Discrimination can certainly take a wide assortment of forms, but the culture that has been fostered within Activision-Blizzard has mostly been one that threatens women, minorities, and workers attempting to organize unions. According to a lawsuit filed by a former ABK executive, the company was allegedly discriminatory against older white men as well.
The lawsuit, which was filed by a 57-year-old former tech executive, calls out several instances in which he feels he was directly targeted by ABK leadership for his age and nationality.
It alleges that Bobby Kotick said in a leadership conference that the studio having “too many old white guys” was a “problem” and equating those remarks to a pair of white executives leaving “based, at least in part, on Kotick’s ageist remarks.” The plaintiff also believes that he was passed over for a promotion without merit, despite one of the departing executives suggesting he would be a good replacement; the job went instead to a younger non-white employee who then became the plaintiff’s manager, who allegedly created a toxic work environment and criticized the plaintiff’s work to a point that his merit-based salary increase was hampered.
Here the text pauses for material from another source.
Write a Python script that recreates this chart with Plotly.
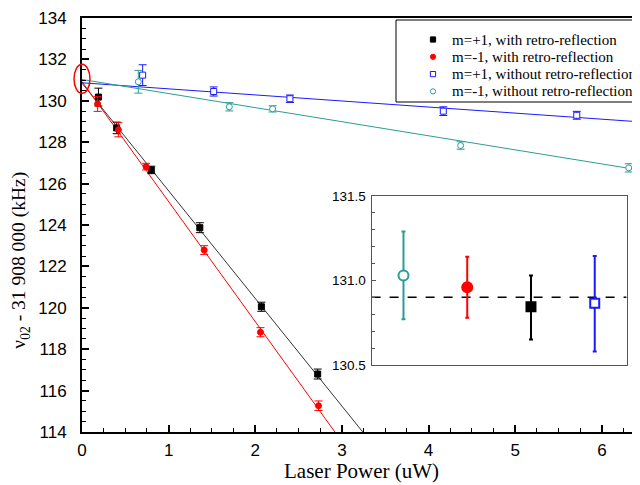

The suit also accuses ABK of brushing aside a counter-complaint the man filed after a female co-worker made “discriminatory and defamatory accusations” about him to human resources. The suit claims that the plaintiff “asked for ‘checks and balances’ and made clear that [he] ‘was the first person to sound an alarm that a larger issue might be brewing,'” but his request to HR was ignored.
He would later be among 200 employees who were laid off as part of a restructuring effort by ActiBlizz this past August, including six other men aged 47 or older. Since then, ABK has recently had new job postings for the central tech department that he was fired from. “Activision placed profits over people by terminating the older, higher paid executives,” the suit argues.
The former exec is seeking damages for loss of earnings, negative impact to career advancement, reputational damage, emotional distress, wrongful termination, and legal costs. Activision-Blizzard declined to comment to reporting sources on the case.